1 month later we found out we were pregnant again. We rejoiced! We thought, okay. We had a setback and lost a precious baby but are ready for another! A few days later, history repeated itself. I was now a mother of 4...2 babies here and 2 now with the Lord. My pain came in waves...overwhelming one second and seemingly okay the next. Certain things triggered thoughts...I had to cancel appointments, tell a few close friends we had lost our baby again, more blood work, more tests, more phone calls...I began to feel like a loser. What was wrong with my body? Why is my body killing my babies? Will it ever be fixed? What if it happens again? And there was my Rock-solid and steady saying "Im still here, I'm still able, I'm still in control." Those arms of love embraced me once again, comforting me in a supernatural way.
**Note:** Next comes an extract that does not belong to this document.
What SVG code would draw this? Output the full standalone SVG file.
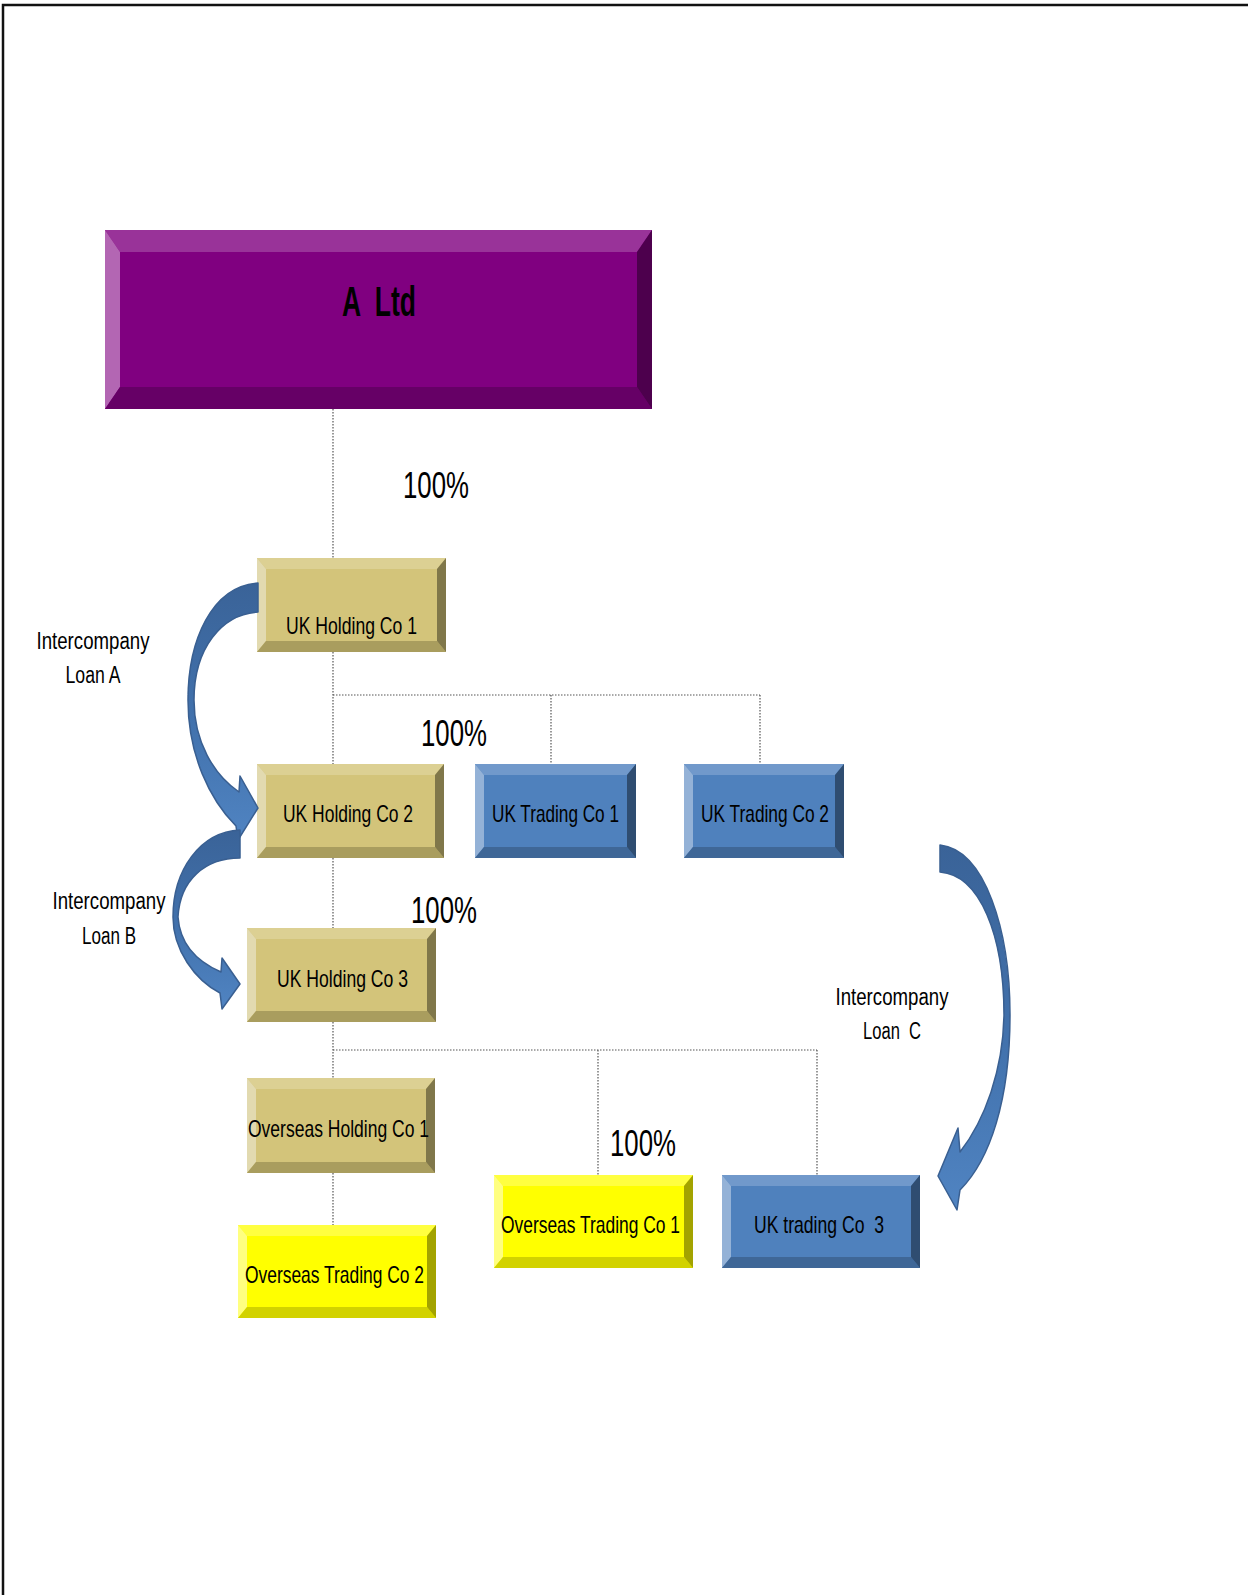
<svg xmlns="http://www.w3.org/2000/svg" width="1248" height="1595" viewBox="0 0 1248 1595">
  <style>
    .lbl { font-family: "Liberation Sans", Arial, sans-serif; fill: #000; white-space: pre; }
    .box { font-size: 24px; text-anchor: middle; }
    .pct { font-size: 37px; }
    .note { font-size: 23px; text-anchor: middle; }
    .link { fill: none; stroke: #555; stroke-width: 1.2; stroke-dasharray: 1.5 1.5; }
    .p-face { fill: #800080; } .p-t { fill: #993399; } .p-l { fill: #b366b3; } .p-b { fill: #660066; } .p-r { fill: #4d004d; }
    .k-face { fill: #d3c47a; } .k-t { fill: #dcd093; } .k-l { fill: #e2dab0; } .k-b { fill: #a99d5e; } .k-r { fill: #80774a; }
    .b-face { fill: #4f81bd; } .b-t { fill: #7199cb; } .b-l { fill: #94b2d7; } .b-b { fill: #3f6797; } .b-r { fill: #2f4d71; }
    .y-face { fill: #ffff00; } .y-t { fill: #ffff40; } .y-l { fill: #ffff80; } .y-b { fill: #d2d200; } .y-r { fill: #a3a300; }
    .loan { fill: url(#loanGrad); stroke: #395f91; stroke-width: 1.5; stroke-linejoin: round; }
  </style>
  <defs>
    <linearGradient id="loanGrad" x1="0" y1="0" x2="0" y2="1">
      <stop offset="0" stop-color="#3a6398"/>
      <stop offset="0.55" stop-color="#4272ad"/>
      <stop offset="1" stop-color="#5084c2"/>
    </linearGradient>
  </defs>

  <rect width="1248" height="1595" fill="#fff"/>
  <!-- page frame: top and left rules only -->
  <path d="M3 1595 V5 H1248" fill="none" stroke="#111" stroke-width="2.5"/>

  <!-- ownership connectors -->
  <g id="connectors">
    <path class="link" d="M333 409 V558"/>
    <path class="link" d="M333 652 V764"/>
    <path class="link" d="M333 695 H760 M551 695 V764 M760 695 V764"/>
    <path class="link" d="M333 858 V928"/>
    <path class="link" d="M333 1022 V1078"/>
    <path class="link" d="M333 1050 H817 M598 1050 V1175 M817 1050 V1175"/>
    <path class="link" d="M333 1173 V1225"/>
  </g>

  <!-- A Ltd -->
  <g id="a-ltd">
    <rect class="p-face" x="105" y="230" width="547" height="179"/>
    <polygon class="p-t" points="105,230 652,230 637,252 120,252"/>
    <polygon class="p-l" points="105,230 120,252 120,387 105,409"/>
    <polygon class="p-b" points="105,409 120,387 637,387 652,409"/>
    <polygon class="p-r" points="652,230 652,409 637,387 637,252"/>
    <text class="lbl" x="379" y="316" font-size="43" font-weight="bold" text-anchor="middle" textLength="74" lengthAdjust="spacingAndGlyphs" xml:space="preserve">A  Ltd</text>
  </g>

  <!-- UK Holding Co 1 -->
  <g id="uk-holding-1">
    <rect class="k-face" x="257" y="558" width="189" height="94"/>
    <polygon class="k-t" points="257,558 446,558 437,569 266,569"/>
    <polygon class="k-l" points="257,558 266,569 266,641 257,652"/>
    <polygon class="k-b" points="257,652 266,641 437,641 446,652"/>
    <polygon class="k-r" points="446,558 446,652 437,641 437,569"/>
    <text class="lbl box" x="351.5" y="634" textLength="131" lengthAdjust="spacingAndGlyphs">UK Holding Co 1</text>
  </g>

  <!-- UK Holding Co 2 -->
  <g id="uk-holding-2">
    <rect class="k-face" x="257" y="764" width="187" height="94"/>
    <polygon class="k-t" points="257,764 444,764 435,775 266,775"/>
    <polygon class="k-l" points="257,764 266,775 266,847 257,858"/>
    <polygon class="k-b" points="257,858 266,847 435,847 444,858"/>
    <polygon class="k-r" points="444,764 444,858 435,847 435,775"/>
    <text class="lbl box" x="348" y="822" textLength="130" lengthAdjust="spacingAndGlyphs">UK Holding Co 2</text>
  </g>

  <!-- UK Trading Co 1 -->
  <g id="uk-trading-1">
    <rect class="b-face" x="475" y="764" width="161" height="94"/>
    <polygon class="b-t" points="475,764 636,764 627,775 484,775"/>
    <polygon class="b-l" points="475,764 484,775 484,847 475,858"/>
    <polygon class="b-b" points="475,858 484,847 627,847 636,858"/>
    <polygon class="b-r" points="636,764 636,858 627,847 627,775"/>
    <text class="lbl box" x="555.5" y="822" textLength="127" lengthAdjust="spacingAndGlyphs">UK Trading Co 1</text>
  </g>

  <!-- UK Trading Co 2 -->
  <g id="uk-trading-2">
    <rect class="b-face" x="684" y="764" width="160" height="94"/>
    <polygon class="b-t" points="684,764 844,764 835,775 693,775"/>
    <polygon class="b-l" points="684,764 693,775 693,847 684,858"/>
    <polygon class="b-b" points="684,858 693,847 835,847 844,858"/>
    <polygon class="b-r" points="844,764 844,858 835,847 835,775"/>
    <text class="lbl box" x="765" y="822" textLength="128" lengthAdjust="spacingAndGlyphs">UK Trading Co 2</text>
  </g>

  <!-- UK Holding Co 3 -->
  <g id="uk-holding-3">
    <rect class="k-face" x="247" y="928" width="189" height="94"/>
    <polygon class="k-t" points="247,928 436,928 427,939 256,939"/>
    <polygon class="k-l" points="247,928 256,939 256,1011 247,1022"/>
    <polygon class="k-b" points="247,1022 256,1011 427,1011 436,1022"/>
    <polygon class="k-r" points="436,928 436,1022 427,1011 427,939"/>
    <text class="lbl box" x="342.5" y="987" textLength="131" lengthAdjust="spacingAndGlyphs">UK Holding Co 3</text>
  </g>

  <!-- Overseas Holding Co 1 -->
  <g id="overseas-holding-1">
    <rect class="k-face" x="247" y="1078" width="188" height="95"/>
    <polygon class="k-t" points="247,1078 435,1078 426,1089 256,1089"/>
    <polygon class="k-l" points="247,1078 256,1089 256,1162 247,1173"/>
    <polygon class="k-b" points="247,1173 256,1162 426,1162 435,1173"/>
    <polygon class="k-r" points="435,1078 435,1173 426,1162 426,1089"/>
    <text class="lbl box" x="338.5" y="1137" textLength="181" lengthAdjust="spacingAndGlyphs">Overseas Holding Co 1</text>
  </g>

  <!-- Overseas Trading Co 2 -->
  <g id="overseas-trading-2">
    <rect class="y-face" x="238" y="1225" width="198" height="93"/>
    <polygon class="y-t" points="238,1225 436,1225 427,1236 247,1236"/>
    <polygon class="y-l" points="238,1225 247,1236 247,1307 238,1318"/>
    <polygon class="y-b" points="238,1318 247,1307 427,1307 436,1318"/>
    <polygon class="y-r" points="436,1225 436,1318 427,1307 427,1236"/>
    <text class="lbl box" x="334.5" y="1283" textLength="179" lengthAdjust="spacingAndGlyphs">Overseas Trading Co 2</text>
  </g>

  <!-- Overseas Trading Co 1 -->
  <g id="overseas-trading-1">
    <rect class="y-face" x="494" y="1175" width="199" height="93"/>
    <polygon class="y-t" points="494,1175 693,1175 684,1186 503,1186"/>
    <polygon class="y-l" points="494,1175 503,1186 503,1257 494,1268"/>
    <polygon class="y-b" points="494,1268 503,1257 684,1257 693,1268"/>
    <polygon class="y-r" points="693,1175 693,1268 684,1257 684,1186"/>
    <text class="lbl box" x="590.5" y="1233" textLength="179" lengthAdjust="spacingAndGlyphs">Overseas Trading Co 1</text>
  </g>

  <!-- UK trading Co 3 -->
  <g id="uk-trading-3">
    <rect class="b-face" x="722" y="1175" width="198" height="93"/>
    <polygon class="b-t" points="722,1175 920,1175 911,1186 731,1186"/>
    <polygon class="b-l" points="722,1175 731,1186 731,1257 722,1268"/>
    <polygon class="b-b" points="722,1268 731,1257 911,1257 920,1268"/>
    <polygon class="b-r" points="920,1175 920,1268 911,1257 911,1186"/>
    <text class="lbl box" x="819" y="1233" textLength="130" lengthAdjust="spacingAndGlyphs" xml:space="preserve">UK trading Co  3</text>
  </g>

  <!-- shareholding percentages -->
  <g id="percentages">
    <text class="lbl pct" x="403" y="498" textLength="66" lengthAdjust="spacingAndGlyphs">100%</text>
    <text class="lbl pct" x="421" y="746" textLength="66" lengthAdjust="spacingAndGlyphs">100%</text>
    <text class="lbl pct" x="411" y="923" textLength="66" lengthAdjust="spacingAndGlyphs">100%</text>
    <text class="lbl pct" x="610" y="1156" textLength="66" lengthAdjust="spacingAndGlyphs">100%</text>
  </g>

  <!-- intercompany loan arrows -->
  <g id="loan-a">
    <path class="loan" d="M258 583 C212 586 188 640 188 700 C188 755 210 800 236 826 L238 840 L258 808 L240 776 L239 792 C214 775 194 742 194 700 C194 648 222 614 258 612 Z"/>
    <text class="lbl note" x="93" y="649" textLength="113" lengthAdjust="spacingAndGlyphs">Intercompany</text>
    <text class="lbl note" x="93" y="683" textLength="55" lengthAdjust="spacingAndGlyphs">Loan A</text>
  </g>
  <g id="loan-b">
    <path class="loan" d="M240 830 C200 832 173 870 173 917 C173 950 195 980 220 993 L222 1009 L240 984 L222 958 L221 972 C198 962 180 945 178 917 C180 880 205 858 240 858 Z"/>
    <text class="lbl note" x="109" y="909" textLength="113" lengthAdjust="spacingAndGlyphs">Intercompany</text>
    <text class="lbl note" x="109" y="944" textLength="54" lengthAdjust="spacingAndGlyphs">Loan B</text>
  </g>
  <g id="loan-c">
    <path class="loan" d="M940 845 C985 850 1010 930 1010 1015 C1010 1100 990 1160 960 1190 L957 1210 L938 1176 L958 1128 L960 1152 C985 1120 1003 1070 1004 1015 C1004 935 980 875 940 872 Z"/>
    <text class="lbl note" x="892" y="1005" textLength="113" lengthAdjust="spacingAndGlyphs">Intercompany</text>
    <text class="lbl note" x="892" y="1039" textLength="58" lengthAdjust="spacingAndGlyphs" xml:space="preserve">Loan  C</text>
  </g>
</svg>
I didn't question God's goodness but embraced it as the truth I know it to be. And it changed me. Those sweet little babies short lives taught this Momma to cling to God always-and to let Him embrace me. To bask in His unchanging, all-powerful nature and to sense His presence all around me. Their little lives left a mark on me that will be there forever...I ache to see them. I wonder what they will be like, what their personalities will be, and how exactly God fashioned them. I long to hold them and love them but also know they are in the best care they could ever have and are eternally safe now. I miss my babies. No one will replace them. But we long and pray for more children and lay our hearts at the feet of Jesus, waiting on His perfect answer.
I don't know what storm you are facing but allow God to breathe life into through the power of His word and His nature. The confidence and sureness we find in Him is unparalleled. We were so blessed by the love and prayers of friends and family. It is hard for me to accept that from others but it was a beautiful thing when I allowed myself to pause and take it all in. The family of God is so special and so unique. I konw this is a hodge-podge of thoughts but I hope it encourages just one. It was good for me to share my heart. If you are dealing with loss, there is hope, peace, and comfort found in our Heavenly Father. He is everything-He's my Rock.